REQUIREMENT:
Include the line containing "ax.axis('off')" and all lines before it, repeated exactly from the listing below, without pictures.

——————————

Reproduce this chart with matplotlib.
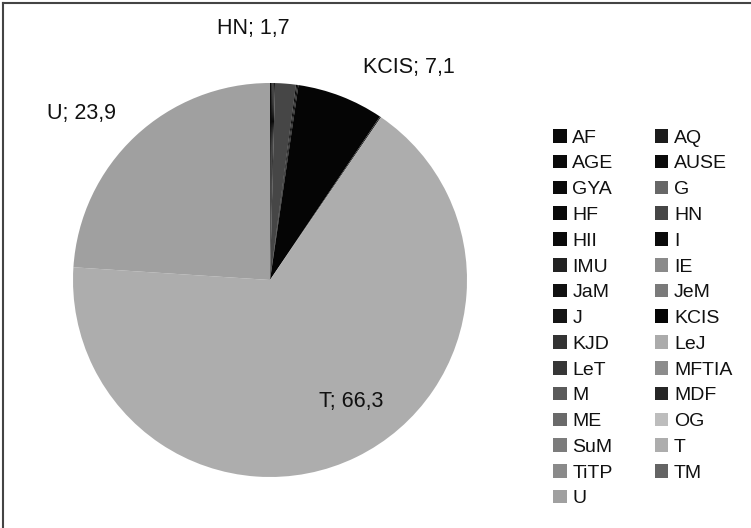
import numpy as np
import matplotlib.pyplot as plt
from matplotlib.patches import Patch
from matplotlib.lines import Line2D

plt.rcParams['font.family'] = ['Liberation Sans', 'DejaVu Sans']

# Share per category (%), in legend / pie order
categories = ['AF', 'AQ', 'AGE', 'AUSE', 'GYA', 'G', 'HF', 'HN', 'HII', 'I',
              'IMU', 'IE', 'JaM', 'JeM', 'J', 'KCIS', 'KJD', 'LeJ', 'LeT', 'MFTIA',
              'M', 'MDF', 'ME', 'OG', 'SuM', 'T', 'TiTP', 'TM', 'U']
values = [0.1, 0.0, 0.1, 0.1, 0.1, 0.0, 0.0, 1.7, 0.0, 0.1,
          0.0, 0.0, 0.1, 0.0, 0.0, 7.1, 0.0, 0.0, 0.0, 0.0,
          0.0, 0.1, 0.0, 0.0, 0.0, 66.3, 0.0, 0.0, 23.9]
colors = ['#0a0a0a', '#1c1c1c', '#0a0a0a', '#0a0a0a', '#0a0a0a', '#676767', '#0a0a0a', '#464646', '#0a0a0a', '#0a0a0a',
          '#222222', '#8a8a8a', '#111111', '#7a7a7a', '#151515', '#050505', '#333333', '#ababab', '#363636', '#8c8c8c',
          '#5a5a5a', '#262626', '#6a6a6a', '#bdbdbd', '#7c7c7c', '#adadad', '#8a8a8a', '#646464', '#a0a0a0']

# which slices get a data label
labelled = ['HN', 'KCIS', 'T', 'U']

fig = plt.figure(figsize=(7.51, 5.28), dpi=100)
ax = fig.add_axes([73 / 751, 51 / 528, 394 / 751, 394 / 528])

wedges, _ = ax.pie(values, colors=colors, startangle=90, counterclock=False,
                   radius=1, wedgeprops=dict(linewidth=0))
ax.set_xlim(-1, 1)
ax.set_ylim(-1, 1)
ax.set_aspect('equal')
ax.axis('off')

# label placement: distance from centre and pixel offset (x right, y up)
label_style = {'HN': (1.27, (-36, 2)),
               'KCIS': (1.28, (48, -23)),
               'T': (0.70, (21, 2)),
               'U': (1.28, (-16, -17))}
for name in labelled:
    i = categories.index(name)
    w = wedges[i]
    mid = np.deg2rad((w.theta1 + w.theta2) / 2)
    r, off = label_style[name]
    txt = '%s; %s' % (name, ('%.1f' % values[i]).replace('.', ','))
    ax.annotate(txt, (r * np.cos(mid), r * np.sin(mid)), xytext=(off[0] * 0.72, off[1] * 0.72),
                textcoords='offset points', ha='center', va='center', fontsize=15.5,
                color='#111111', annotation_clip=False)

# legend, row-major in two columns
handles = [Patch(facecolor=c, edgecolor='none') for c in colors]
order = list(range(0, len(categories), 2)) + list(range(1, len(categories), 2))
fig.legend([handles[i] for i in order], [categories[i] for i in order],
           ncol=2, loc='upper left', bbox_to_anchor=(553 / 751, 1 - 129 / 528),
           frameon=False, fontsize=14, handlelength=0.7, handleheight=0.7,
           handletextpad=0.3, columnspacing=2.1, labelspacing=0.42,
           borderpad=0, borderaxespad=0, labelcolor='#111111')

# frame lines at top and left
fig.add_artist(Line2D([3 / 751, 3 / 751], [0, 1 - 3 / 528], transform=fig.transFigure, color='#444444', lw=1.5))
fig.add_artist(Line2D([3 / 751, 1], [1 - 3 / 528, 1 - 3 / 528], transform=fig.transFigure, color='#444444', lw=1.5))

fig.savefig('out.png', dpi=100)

——————————

EXERCISE RESULT:
Reproduce this chart with matplotlib.
import numpy as np
import matplotlib.pyplot as plt
from matplotlib.patches import Patch
from matplotlib.lines import Line2D

plt.rcParams['font.family'] = ['Liberation Sans', 'DejaVu Sans']

# Share per category (%), in legend / pie order
categories = ['AF', 'AQ', 'AGE', 'AUSE', 'GYA', 'G', 'HF', 'HN', 'HII', 'I',
              'IMU', 'IE', 'JaM', 'JeM', 'J', 'KCIS', 'KJD', 'LeJ', 'LeT', 'MFTIA',
              'M', 'MDF', 'ME', 'OG', 'SuM', 'T', 'TiTP', 'TM', 'U']
values = [0.1, 0.0, 0.1, 0.1, 0.1, 0.0, 0.0, 1.7, 0.0, 0.1,
          0.0, 0.0, 0.1, 0.0, 0.0, 7.1, 0.0, 0.0, 0.0, 0.0,
          0.0, 0.1, 0.0, 0.0, 0.0, 66.3, 0.0, 0.0, 23.9]
colors = ['#0a0a0a', '#1c1c1c', '#0a0a0a', '#0a0a0a', '#0a0a0a', '#676767', '#0a0a0a', '#464646', '#0a0a0a', '#0a0a0a',
          '#222222', '#8a8a8a', '#111111', '#7a7a7a', '#151515', '#050505', '#333333', '#ababab', '#363636', '#8c8c8c',
          '#5a5a5a', '#262626', '#6a6a6a', '#bdbdbd', '#7c7c7c', '#adadad', '#8a8a8a', '#646464', '#a0a0a0']

# which slices get a data label
labelled = ['HN', 'KCIS', 'T', 'U']

fig = plt.figure(figsize=(7.51, 5.28), dpi=100)
ax = fig.add_axes([73 / 751, 51 / 528, 394 / 751, 394 / 528])

wedges, _ = ax.pie(values, colors=colors, startangle=90, counterclock=False,
                   radius=1, wedgeprops=dict(linewidth=0))
ax.set_xlim(-1, 1)
ax.set_ylim(-1, 1)
ax.set_aspect('equal')
ax.axis('off')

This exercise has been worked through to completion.